Respectfully, I suggest a slightly different take. We tend, in most of the West at least, to see good and evil as two distinct and unrelated characteristics, and we tend also to think that we can slot people into 'good' v 'bad' in some simple binary action.

I see the death of the CEO as a tragedy. Capitalism is built on this sort of tragedy. It is inevitable. It is built into a system that reduces people to commodities, that sees people only useful for the role they can perform within the system to energise the system, produce profit, discard thsoe who are not useful.
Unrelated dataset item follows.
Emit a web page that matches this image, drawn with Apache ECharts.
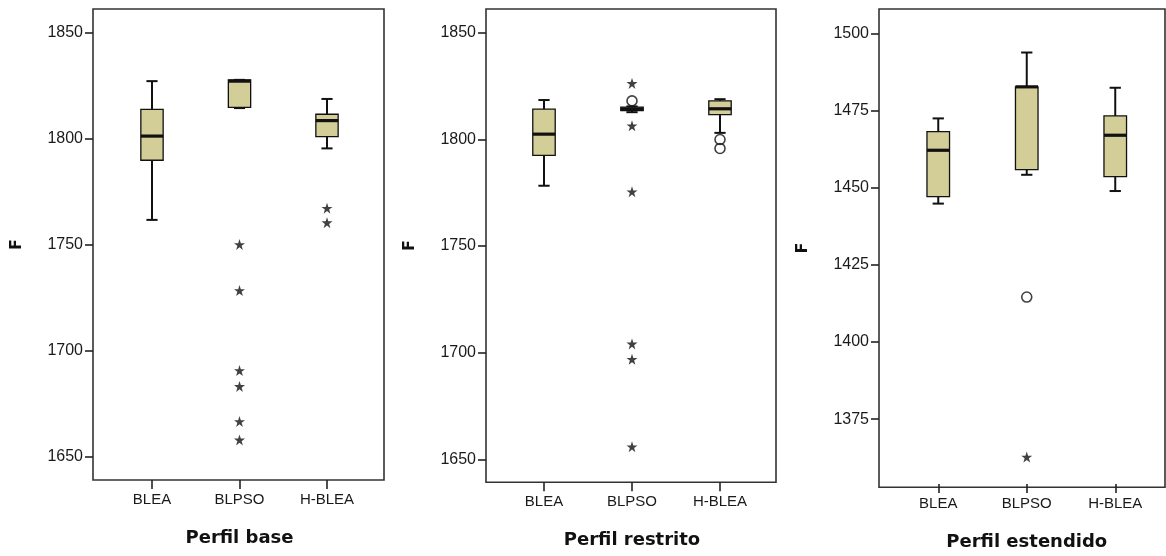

It is a tragedy that a person can become the CEO of a company that exists to exploit the pain of others and turn that pain into monetary reward. 'How can a person do that sort of work', one may ask. And the man that killed him? We may be shocked or outraged at that act but lets be honest here, the system commits outrage every second of every minute of every day of the year. Functionaries of the system are behind the drone attacks; behind the secret and extreme rendition and torture; behind every governmet overthrown; behind every poverty stricken member of every death squad the system has ever employed.

I realise that my assertion sounds like 'society is to blame' and that individuals are not, and to an extent, yes, that is what I am saying. But I think that on a deeper level we must eventually realise that if we construct systems whose raison detre is to crush the human spirit in service of profit, then this is the sort of tragedies we get. The people who actively run the system are immune from either the despair that led to the shooting or the despair that followed the death of the CEO.